The new Test head coach, Brendon McCullum, spent much time on the Trent Bridge balcony with Bairstow before his innings, and you can imagine his message would have been very similar.
As for Key’s point about players leaving their personalities behind, that is a crucial consideration for Bairstow. He bats best when under pressure and with a point to prove (he scored a century against India the game after that Vaughan row, and then another hundred in the next match against New Zealand) and especially when chasing targets, as was the case on Tuesday.
I actually think Bairstow is a rugby player playing cricket, given his attitude and liking for a scrap. He loves the game, with Jonny Wilkinson having been his childhood hero (Bairstow was a fly half too), and his England teammates often rib him about that love of rugby and about how many of his friends are rugby players.
Having been released from the Leeds academy, he discovered rugby at St Peter’s School in York. “From it I absorbed an important lesson,” he wrote in his book. “When you’re in an awkward scrape, you have two choices: fight or flight. I learnt it whenever an opponent, usually taller, wider and more muscular, came at me with the ball in his hands and murder in his eyes. You either tackled him or got clean out the way.”
That was the essence of McCullum’s message to England at Nottingham when telling them to run towards the danger of their chase (and remember that McCullum was once a very decent rugby player too).

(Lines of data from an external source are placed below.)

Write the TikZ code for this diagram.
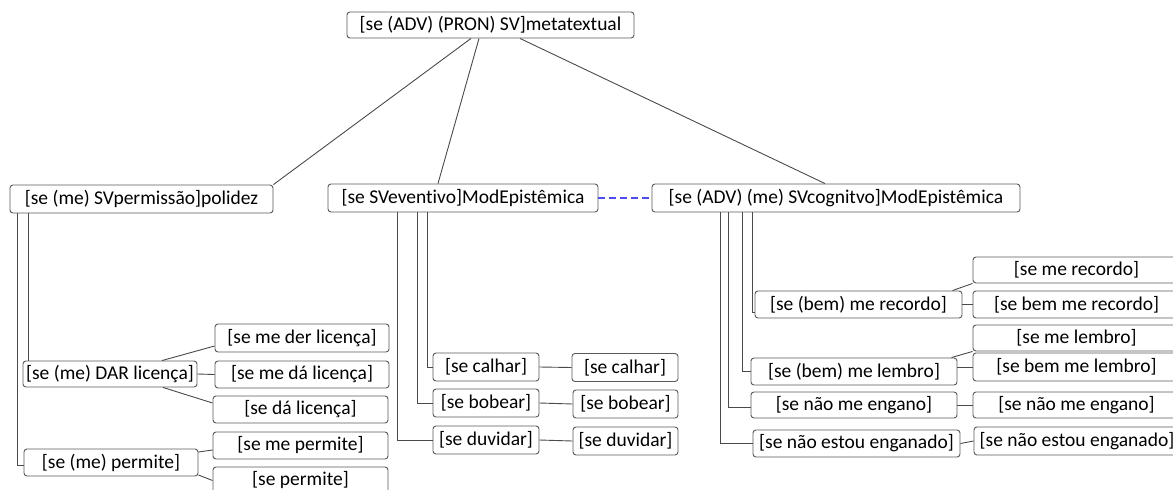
\documentclass[tikz,border=0pt]{standalone}
\usepackage{fontspec}
\setmainfont{Carlito}[Ligatures=NoCommon]
\definecolor{boxgray}{HTML}{5A5A5A}
\definecolor{linegray}{HTML}{4A4A4A}
\definecolor{dashblue}{HTML}{4B4BF0}
\tikzset{
  box/.style={draw=boxgray, line width=0.9pt, rounded corners=3pt, inner sep=0pt,
    text=black, font=\fontsize{19.5}{22}\selectfont, fill=white},
  conn/.style={draw=linegray, line width=0.9pt},
  dashlink/.style={draw=dashblue, line width=1.3pt, dash pattern=on 7pt off 4pt}
}
\begin{document}
\begin{tikzpicture}[x=1pt,y=-1pt]
\useasboundingbox (0,0) rectangle (1173,490);
\clip (0,0) rectangle (1173,490);
% level 0
\node[box,minimum width=287pt,minimum height=26pt] (top) at (490.5,25) {[se (ADV) (PRON) SV]metatextual};
% level 1
\node[box,minimum width=263pt,minimum height=28pt] (pol) at (141.5,199) {[se (me) SVpermissão]polidez};
\node[box,minimum width=270pt,minimum height=28pt] (evt) at (463,198) {[se SVeventivo]ModEpistêmica};
\node[box,minimum width=368pt,minimum height=28pt] (cog) at (836,198) {[se (ADV) (me) SVcognitvo]ModEpistêmica};
% polidez branch
\node[box,minimum width=174pt,minimum height=26pt] (dar) at (110,374) {[se (me) DAR licença]};
\node[box,minimum width=174pt,minimum height=27pt] (perm) at (111,462.5) {[se (me) permite]};
\node[box,minimum width=174pt,minimum height=28pt] (der) at (302,338) {[se me der licença]};
\node[box,minimum width=174pt,minimum height=27pt] (da) at (302,374.5) {[se me dá licença]};
\node[box,minimum width=175pt,minimum height=27pt] (sda) at (300.5,409.5) {[se dá licença]};
\node[box,minimum width=175pt,minimum height=27pt] (meperm) at (300.5,445.5) {[se me permite]};
\node[box,minimum width=175pt,minimum height=27pt] (sperm) at (300.5,480.5) {[se permite]};
% eventivo branch
\node[box,minimum width=106pt,minimum height=28pt] (calhar) at (486,367) {[se calhar]};
\node[box,minimum width=106pt,minimum height=28pt] (bobear) at (486,403) {[se bobear]};
\node[box,minimum width=106pt,minimum height=28pt] (duvidar) at (486,440) {[se duvidar]};
\node[box,minimum width=106pt,minimum height=28pt] (calhar2) at (625,367.5) {[se calhar]};
\node[box,minimum width=105pt,minimum height=28pt] (bobear2) at (625.5,404) {[se bobear]};
\node[box,minimum width=105pt,minimum height=28pt] (duvidar2) at (625.5,441) {[se duvidar]};
% cognitivo branch
\node[box,minimum width=207pt,minimum height=27pt] (recordo) at (858.5,304.5) {[se (bem) me recordo]};
\node[box,minimum width=206pt,minimum height=27pt] (lembro) at (854,371.5) {[se (bem) me lembro]};
\node[box,minimum width=206pt,minimum height=26pt] (engano) at (854,405) {[se não me engano]};
\node[box,minimum width=207pt,minimum height=27pt] (enganado) at (856.5,443.5) {[se não estou enganado]};
\node[box,minimum width=207pt,minimum height=26pt] (merecordo) at (1076.5,270) {[se me recordo]};
\node[box,minimum width=207pt,minimum height=27pt] (bemrecordo) at (1076.5,304.5) {[se bem me recordo]};
\node[box,minimum width=207pt,minimum height=26pt] (melembro) at (1076.5,338) {[se me lembro]};
\node[box,minimum width=207pt,minimum height=28pt] (bemlembro) at (1076.5,367) {[se bem me lembro]};
\node[box,minimum width=207pt,minimum height=26pt] (engano2) at (1076.5,405) {[se não me engano]};
\node[box,minimum width=206pt,minimum height=28pt] (enganado2) at (1077,441) {[se não estou enganado]};
% connectors level 0 -> 1
\draw[conn] ([xshift=-19.5pt]top.south) -- (pol.north east);
\draw[conn] ([xshift=-11.5pt]top.south) -- ([xshift=-25pt]evt.north);
\draw[conn] ([xshift=29.5pt]top.south) -- ([xshift=-11pt]cog.north);
\draw[dashlink] (evt.east) -- (cog.west);
% polidez
\draw[conn] ([xshift=19pt]pol.south west) -- ([xshift=19pt]pol.south west |- dar.north);
\draw[conn] ([xshift=8pt]pol.south west) |- ([yshift=-2.5pt]perm.west);
\draw[conn] ([xshift=52pt]dar.north) -- ([yshift=-8pt]der.west);
\draw[conn] (dar.east) -- (da.west);
\draw[conn] ([xshift=53pt]dar.south) -- ([yshift=6.5pt]sda.west);
\draw[conn] ([yshift=10.5pt]perm.east) -- ([yshift=-4.5pt]meperm.west);
\draw[conn] ([yshift=-12.5pt]perm.east) -- (sperm.west);
% eventivo
\draw[conn] ([xshift=-36pt]evt.south) |- (calhar.west);
\draw[conn] ([xshift=-46pt]evt.south) |- (bobear.west);
\draw[conn] ([xshift=-66pt]evt.south) |- (duvidar.west);
\draw[conn] (calhar.east) -- (calhar2.west);
\draw[conn] (bobear.east) -- (bobear2.west);
\draw[conn] (duvidar.east) -- (duvidar2.west);
% cognitivo
\draw[conn] ([xshift=-84pt]cog.south) |- ([yshift=-7.5pt]recordo.west);
\draw[conn] ([xshift=-94pt]cog.south) |- (lembro.west);
\draw[conn] ([xshift=-108pt]cog.south) |- ([yshift=-2pt]engano.west);
\draw[conn] ([xshift=-116pt]cog.south) |- (enganado.west);
\draw[conn] ([xshift=-10pt]recordo.north east) -- (merecordo.south west);
\draw[conn] (recordo.east) -- (bemrecordo.west);
\draw[conn] ([xshift=-6pt]lembro.north east) -- (melembro.south west);
\draw[conn] ([yshift=4.5pt]lembro.east) -- (bemlembro.west);
\draw[conn] (engano.east) -- (engano2.west);
\draw[conn] (enganado.east) -- (enganado2.west);
\end{tikzpicture}
\end{document}
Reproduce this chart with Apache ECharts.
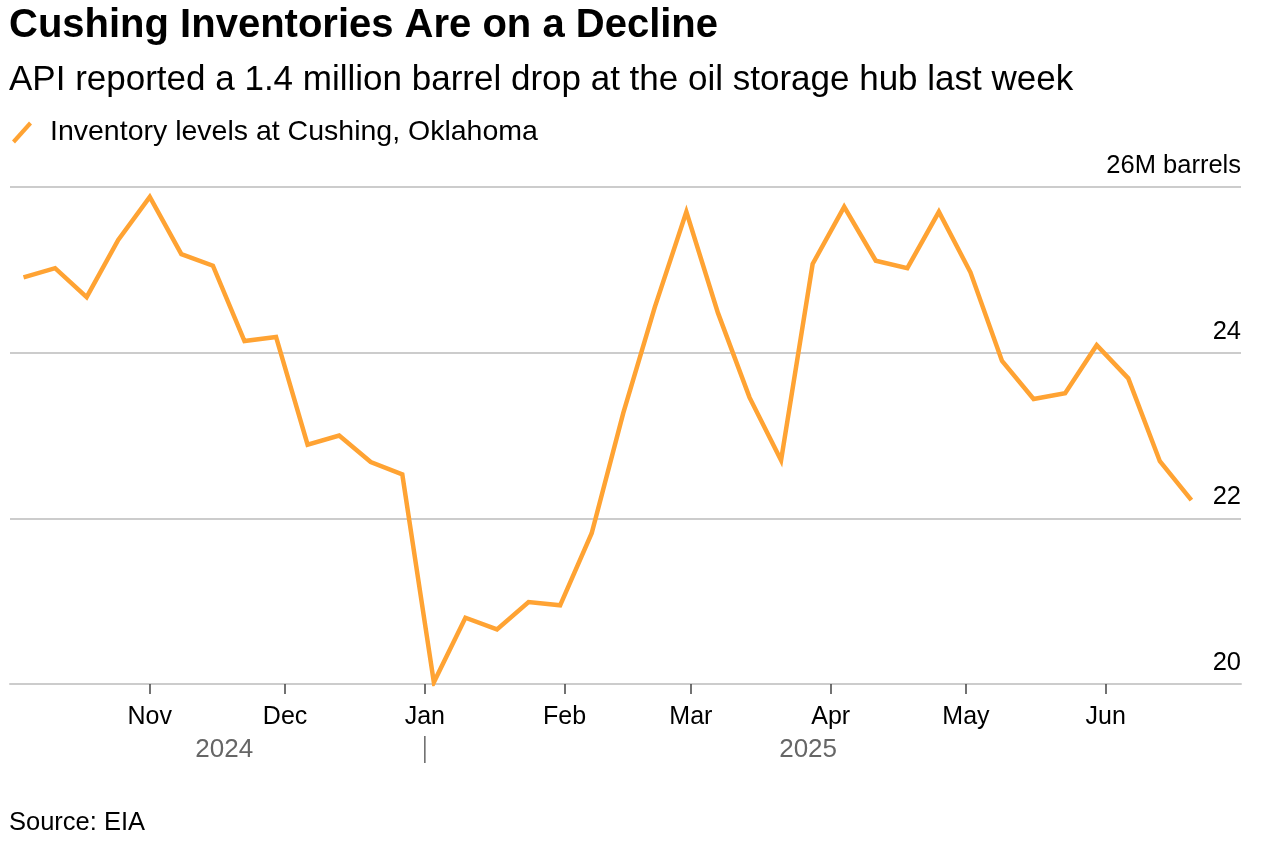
<!DOCTYPE html>
<html><head><meta charset="utf-8">
<script src="https://cdn.jsdelivr.net/npm/echarts@6/dist/echarts.min.js"></script>
<style>html,body{margin:0;padding:0;background:#fff}#c{width:1271px;height:853px}</style>
</head><body><div id="c"></div>
<script>
const dates = ['2024-10-04','2024-10-11','2024-10-18','2024-10-25','2024-11-01','2024-11-08','2024-11-15','2024-11-22','2024-11-29',
  '2024-12-06','2024-12-13','2024-12-20','2024-12-27','2025-01-03','2025-01-10','2025-01-17','2025-01-24','2025-01-31',
  '2025-02-07','2025-02-14','2025-02-21','2025-02-28','2025-03-07','2025-03-14','2025-03-21','2025-03-28',
  '2025-04-04','2025-04-11','2025-04-18','2025-04-25','2025-05-02','2025-05-09','2025-05-16','2025-05-23','2025-05-30',
  '2025-06-06','2025-06-13','2025-06-20'];
const inventory = [24.91,25.02,24.67,25.36,25.88,25.19,25.05,24.14,24.19,
  22.89,23.00,22.68,22.53,20.02,20.80,20.66,20.99,20.95,
  21.82,23.27,24.55,25.70,24.48,23.46,22.70,25.07,
  25.76,25.11,25.02,25.70,24.97,23.90,23.44,23.51,24.09,
  23.69,22.69,22.22];
const monthTicks = ['2024-11-01','2024-12-01','2025-01-01','2025-02-01','2025-03-01','2025-04-01','2025-05-01','2025-06-01'];
const monthLabels = ['Nov','Dec','Jan','Feb','Mar','Apr','May','Jun'];
const yearLabels = ['2024','2025'];
const yearBreak = '2025-01-01';
const axisStart = '2024-10-01';
const axisEnd = '2025-07-01';
const yTicks = [20,22,24,26];
const seriesName = 'Inventory levels at Cushing, Oklahoma';

const FONT = '"Liberation Sans", Arial, sans-serif';
const ts = s => new Date(s + 'T00:00:00Z').getTime();
const chart = echarts.init(document.getElementById('c'), null, {renderer:'canvas'});
const tickTs = monthTicks.map(ts);

chart.setOption({
  animation: false,
  backgroundColor: '#fff',
  textStyle: {fontFamily: FONT},
  title: [
    {text: 'Cushing Inventories Are on a Decline', left: 4, top: 1,
     textStyle: {fontFamily: FONT, fontSize: 40, fontWeight: 'bold', color: '#000'}},
    {text: 'API reported a 1.4 million barrel drop at the oil storage hub last week', left: 4, top: 58,
     textStyle: {fontFamily: FONT, fontSize: 35, fontWeight: 'normal', color: '#000'}},
    {text: 'Source: EIA', left: 4, top: 805,
     textStyle: {fontFamily: FONT, fontSize: 25.5, fontWeight: 'normal', color: '#000'}}
  ],
  legend: {
    left: 7, top: 113, itemWidth: 22, itemHeight: 22, itemGap: 10,
    icon: 'path://M0,19 L17,0 L20,3 L3,22 Z',
    textStyle: {fontFamily: FONT, fontSize: 28.5, color: '#000', padding: [0,0,0,12]},
    data: [seriesName]
  },
  grid: {left: 10, right: 30, top: 187, bottom: 169, containLabel: false},
  xAxis: {
    type: 'value', min: ts(axisStart), max: ts(axisEnd),
    axisLine: {show: true, lineStyle: {color: '#cccccc', width: 2}},
    axisTick: {show: true, customValues: tickTs, length: 10, lineStyle: {color: '#444', width: 1.5}},
    axisLabel: {show: true, customValues: tickTs, margin: 21, fontFamily: FONT, fontSize: 25, color: '#000',
      formatter: v => { const i = tickTs.indexOf(v); return i >= 0 ? monthLabels[i] : ''; }},
    splitLine: {show: false}
  },
  yAxis: {
    type: 'value', position: 'right', min: yTicks[0], max: yTicks[yTicks.length-1], interval: 2,
    axisLine: {show: false}, axisTick: {show: false},
    splitLine: {show: true, lineStyle: {color: '#cccccc', width: 2}},
    axisLabel: {inside: true, margin: 0, fontFamily: FONT, fontSize: 25.5, color: '#000',
      verticalAlign: 'bottom', padding: [0,0,8,0],
      formatter: v => v === yTicks[yTicks.length-1] ? v + 'M barrels' : String(v)}
  },
  series: [{
    name: seriesName, type: 'line', showSymbol: false, symbol: 'none',
    color: '#FFA333',
    lineStyle: {color: '#FFA333', width: 4.5, join: 'miter'},
    data: dates.map((d, i) => [ts(d), inventory[i]])
  }]
});

const xOf = s => chart.convertToPixel({xAxisIndex: 0}, ts(s));
const firstX = xOf(dates[0]), lastX = xOf(dates[dates.length-1]), breakX = xOf(yearBreak);
chart.setOption({
  graphic: [
    {type: 'text', x: (firstX + breakX)/2, y: 737, style: {text: yearLabels[0], font: '26px ' + FONT, fill: '#666', align: 'center'}},
    {type: 'text', x: (breakX + lastX)/2, y: 737, style: {text: yearLabels[1], font: '26px ' + FONT, fill: '#666', align: 'center'}},
    {type: 'line', shape: {x1: breakX, y1: 736, x2: breakX, y2: 763}, style: {stroke: '#666', lineWidth: 1.5}}
  ]
});
</script></body></html>
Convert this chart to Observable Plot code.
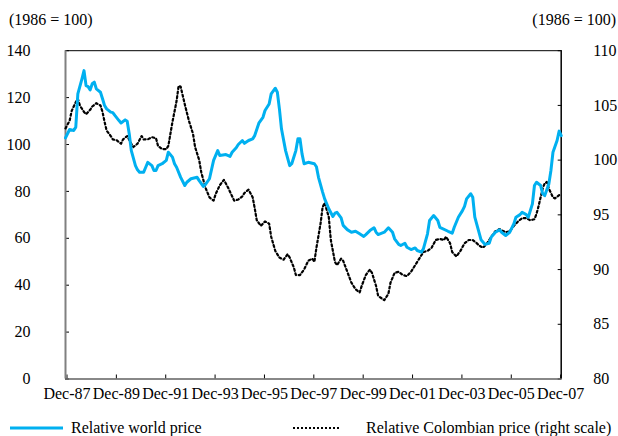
<!DOCTYPE html>
<html><head><meta charset="utf-8">
<script src="https://cdn.jsdelivr.net/npm/d3@7"></script>
<script src="https://cdn.jsdelivr.net/npm/@observablehq/plot@0.6"></script>
<style>
body{margin:0;background:#fff;font-family:"Liberation Serif","Times New Roman","DejaVu Serif",serif;font-size:16px;color:#000;}
#wrap{position:relative;width:618px;height:436px;overflow:hidden;background:#fff}
#head{position:relative;height:36px}
.unit{position:absolute;top:12px;line-height:1;white-space:nowrap}
#legend{position:relative;height:26px}
#legend span{position:absolute;top:10px;line-height:1;white-space:nowrap}
#legend svg{position:absolute;left:0;top:0}
svg text{font-family:"Liberation Serif","Times New Roman","DejaVu Serif",serif}
</style></head>
<body>
<div id="wrap">
  <div id="head"><span class="unit" style="left:9px">(1986 = 100)</span><span class="unit" style="right:2px">(1986 = 100)</span></div>
  <div id="chart"></div>
  <div id="legend">
    <svg width="618" height="26">
      <line x1="10" x2="63" y1="18" y2="18" stroke="#00B0F0" stroke-width="3"/>
      <line x1="293" x2="341" y1="18" y2="18" stroke="#000" stroke-width="2" stroke-dasharray="2,2"/>
    </svg>
    <span style="left:71px">Relative world price</span>
    <span style="left:366px">Relative Colombian price (right scale)</span>
  </div>
</div>
<script>
// month index: 0 = Dec-87
const xTickLabels = ["Dec-87","Dec-89","Dec-91","Dec-93","Dec-95","Dec-97","Dec-99","Dec-01","Dec-03","Dec-05","Dec-07"];
const leftTicks = [0,20,40,60,80,100,120,140];
const rightTicks = [80,85,90,95,100,105,110];

const worldMonth = [0,2,4,5,6,8,9,10,11,12,13,14,15,17,18,19,20,22,23,24,26,27,29,30,31,32,34,35,36,38,39,40,42,43,44,45,47,49,50,52,53,54,56,58,59,61,62,64,65,67,68,70,72,74,75,78,80,81,83,84,86,87,89,91,92,94,96,97,99,100,102,103,104,105,107,109,110,112,113,114,115,116,118,120,121,122,123,125,126,128,130,131,132,134,135,137,139,141,143,145,146,148,150,151,152,155,157,159,160,162,163,165,166,168,170,171,173,174,176,177,179,181,182,186,188,189,191,193,194,195,197,198,199,201,202,204,206,207,209,211,212,214,216,218,219,221,222,224,225,227,228,229,231,232,233,235,236,237,239,240,241];
const worldValue = [102.8,106.4,106,107.4,121.6,128,131.5,125.1,124.7,123.3,125.9,126.6,123.7,122.3,119.5,116.6,115.2,113.8,113.6,112.4,110.2,109.2,110.5,109.9,104.5,97.4,91,89.2,88.2,88.2,90.3,92.4,91,88.9,88.9,91,91.8,93.2,96.7,94.6,91.8,90.3,86,82.5,83.9,85.4,85.6,86,84.6,82.1,82.9,85.4,93.2,97.4,95.3,95.7,94.9,96.7,98.6,100,101.7,100.5,101.7,102.4,103.8,109.1,111.6,114.5,117.3,121.6,124,122.3,115.2,106.7,97.4,91,91.8,97.4,102.4,102.4,96,91.8,92.4,92,91.8,90.5,86,79.7,76.8,72.6,69.3,70.7,71.1,68.7,65.5,63.7,62.6,63,61.9,60.8,61.6,63.3,64.5,62.6,61.6,62.6,64.5,62.6,59.8,57.4,56.9,57.9,56.2,55.2,55.9,54.8,54.1,55.5,61.9,67.6,69.7,67.6,64.7,63,62.2,64.7,69,71.8,73.6,76.8,79,77.5,69,62.6,59.4,57.4,57.9,60.5,62.6,63.6,62.6,61.2,62.6,66.2,69,70.1,71.1,70.1,69,74.7,82.5,83.9,82.5,79,78.2,83.2,88.9,96.7,101.7,105.7,103.8];

const colMonth = [0,2,3,5,6,7,9,10,12,13,15,17,18,19,20,22,23,25,27,28,30,32,33,35,37,38,40,42,44,45,47,49,50,52,54,55,56,58,60,62,63,65,66,68,70,72,73,75,77,79,81,82,84,86,87,89,91,92,93,95,97,99,100,102,104,106,108,109,111,112,114,116,118,120,121,122,124,125,126,128,129,131,132,134,135,137,139,141,143,144,146,148,149,151,152,155,157,158,160,162,164,166,168,170,172,174,176,178,180,182,184,185,187,188,190,192,194,196,198,200,201,203,205,207,209,211,212,214,216,218,220,222,224,226,228,229,230,231,232,233,234,235,237,238,240,241];
const colValue = [102.9,103.6,104.5,105.3,105.6,105,104.4,104.2,104.6,104.9,105.2,105,104.4,103.5,102.7,102.2,101.9,101.8,101.5,101.9,102.2,101.5,101.2,101.5,102.2,101.9,101.9,102.1,102,101.3,101,101,101.3,103.5,105.4,106.8,106.7,105.1,103.6,102.4,101.2,100,98.9,97.5,96.6,96.3,96.9,97.7,98.2,97.5,96.7,96.3,96.4,96.7,97,97.3,96.6,95.6,94.5,94,94.4,94.2,93,91.7,91.1,90.9,91.4,91.1,90.2,89.5,89.5,90,90.8,91,90.7,92,94.2,95.7,96.1,94.8,92.7,90.7,90.4,91,90.8,89.8,88.8,88.2,87.9,88.5,89.5,90,89.7,88.5,87.6,87.2,87.8,88.8,89.7,89.8,89.5,89.4,89.8,90.4,91,91.6,91.7,92,92.7,92.8,92.7,93,92.4,91.6,91.2,91.7,92.4,92.7,92.7,92.4,92.2,92,92.4,93,93.5,93.7,93.6,93.4,93.5,94,94.4,94.7,94.7,94.5,94.6,95.1,95.8,96.6,97.4,97.9,98,97.4,96.6,96.5,96.8,96.8];

const k = 140 / 30; // right scale (80..110) onto left scale (0..140)
const toLeft = v => (v - 80) * k;
const world = worldMonth.map((m, i) => ({m, v: worldValue[i]}));
const col = colMonth.map((m, i) => ({m, v: toLeft(colValue[i])}));
const xTicks = xTickLabels.map((d, i) => i * 24);

const chart = Plot.plot({
  width: 618, height: 374,
  marginLeft: 65, marginRight: 57.3, marginTop: 14.2, marginBottom: 31.5,
  style: {fontFamily: "'Liberation Serif', 'Times New Roman', 'DejaVu Serif', serif", fontSize: "16px", color: "#000", background: "transparent", overflow: "visible"},
  x: {domain: [0, 241]},
  y: {domain: [0, 140]},
  marks: [
    Plot.axisY(leftTicks, {anchor: "left", tickSize: 4, insetLeft: 4, tickPadding: 35, label: null, tickFormat: d => d}),
    Plot.axisY(rightTicks.map(toLeft), {anchor: "right", tickSize: 4, insetRight: 4, tickPadding: 32, label: null, tickFormat: d => Math.round(d / k + 80)}),
    Plot.axisX(xTicks, {anchor: "bottom", tickSize: 4, insetBottom: 4, tickPadding: 8.6, label: null, dx: 1.5, tickFormat: d => xTickLabels[d / 24]}),
    Plot.ruleY([140], {stroke: "#000", strokeWidth: 1}),
    Plot.ruleX([241], {stroke: "#000", strokeWidth: 1.5}),
    Plot.ruleX([0], {stroke: "#808080", strokeWidth: 2}),
    Plot.ruleY([0], {stroke: "#606060", strokeWidth: 1.5}),
    Plot.line(col, {x: "m", y: "v", stroke: "#000", strokeWidth: 2.2, strokeDasharray: "2,2.6"}),
    Plot.line(world, {x: "m", y: "v", stroke: "#00B0F0", strokeWidth: 3})
  ]
});
document.getElementById("chart").appendChild(chart);
</script>
</body></html>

In Bairstow, he has a kindred soul in that regard. As a result, he is clearly convincing him of the importance of his role at No 5 without the gloves — indeed that is where McCullum finished his Test career.
Bairstow now has three centuries in his past six Tests, having not made one in his previous 19. Maybe under McCullum we are about to witness a remarkable rejuvenation of a Test career that once seemed lost, particularly when he made three ducks in four innings in India last year. Apparently Bairstow is already part of Stokes’s informal leadership group, and you can only see his influence growing now.